LOS ANGELES -- Drafting a quarterback in the first round of the NFL draft has been an inexact science for a long time. For every Andrew Luck, there's a Robert Griffin III who has seen some success but struggled to make the transition to the next level. That's seemingly been the case since Peyton Manning and Ryan Leaf went one-two in the 1998 NFL Draft.

Such a scenario might play out in a few months depending on the decisions of the two quarterbacks -- Oregon's Marcus Mariota and Florida State's Jameis Winston -- facing off against each other in the Rose Bowl. The pair have both won the Heisman Trophy as college football's most outstanding player and are widely considered to be the top two signal-callers in play for the No. 1 overall pick in either the 2015 or 2016 draft.

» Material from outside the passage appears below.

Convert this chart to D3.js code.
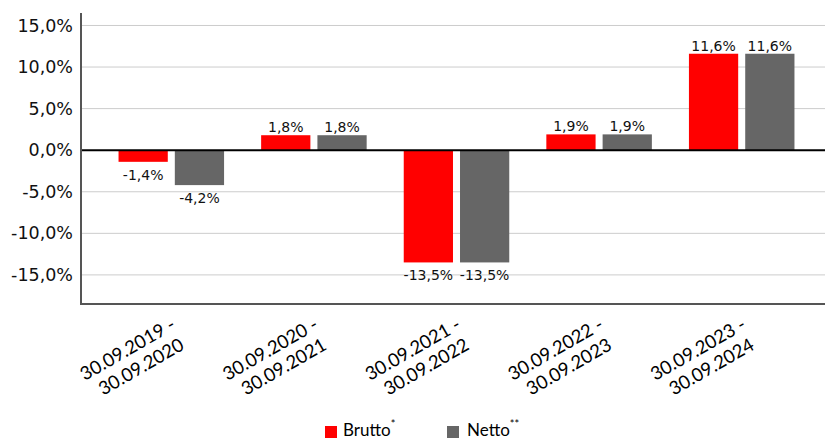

Both head coaches at the Rose Bowl agree the two have the skill set to be great at the next level, but Ducks head man Mark Helfrich noted Wednesday that each finding the right fit will be the biggest factor in having success in the NFL.

"Generally, top-flight quarterbacks don't end up in the perfect (system) and just plug-and-play," Helfrich said. "I know with both the quarterbacks in this game, they can play at any level. Both those guys, they're completely different, totally different guys from a style standpoint, but both will have tremendous NFL careers if they end up in the right spot. If they don't, things can go different ways."

Oregon coaches have been quick to dismiss concerns by scouts over Mariota's ability to throw inside the pocket and fit balls into tight windows because he so often makes plays look simplistic with his natural ability at the position. Winston's issues stem mainly from his off-the-field actions, with few questioning how his game will adapt to the NFL because he plays in a pro-style offense that has already produced two first-round picks at quarterback (Christian Ponder and EJ Manuel).

"He can process what the great ones see. He sees angles, he anticipates," FSU head coach Jimbo Fisher said of Winston. "I don't know if I've ever been around a guy that when he comes off, I've quit questioning what he does on the field and why he does it. Even when he does it wrong, he can come off and tell you exactly what he saw, what happened, and why it happened. He can process so much information. His intelligence level is off the charts, and the body of information he can not only process but retain."

Each has shown plenty on film the past two or three seasons at the collegiate level to earn the lofty rankings as the two best quarterbacks in college football, but Helfrich's point is salient in today's day and age where finding the right match between signal-caller, head coach and offensive system only aligns for a few franchises.



With Tampa Bay and Tennessee holding the top two picks in the 2015 draft and having a significant need at the position, each team will have to do its homework on if it is the right fit for either Mariota or Winston considering each might be a few weeks away from officially being in the 2015 NFL Draft pool.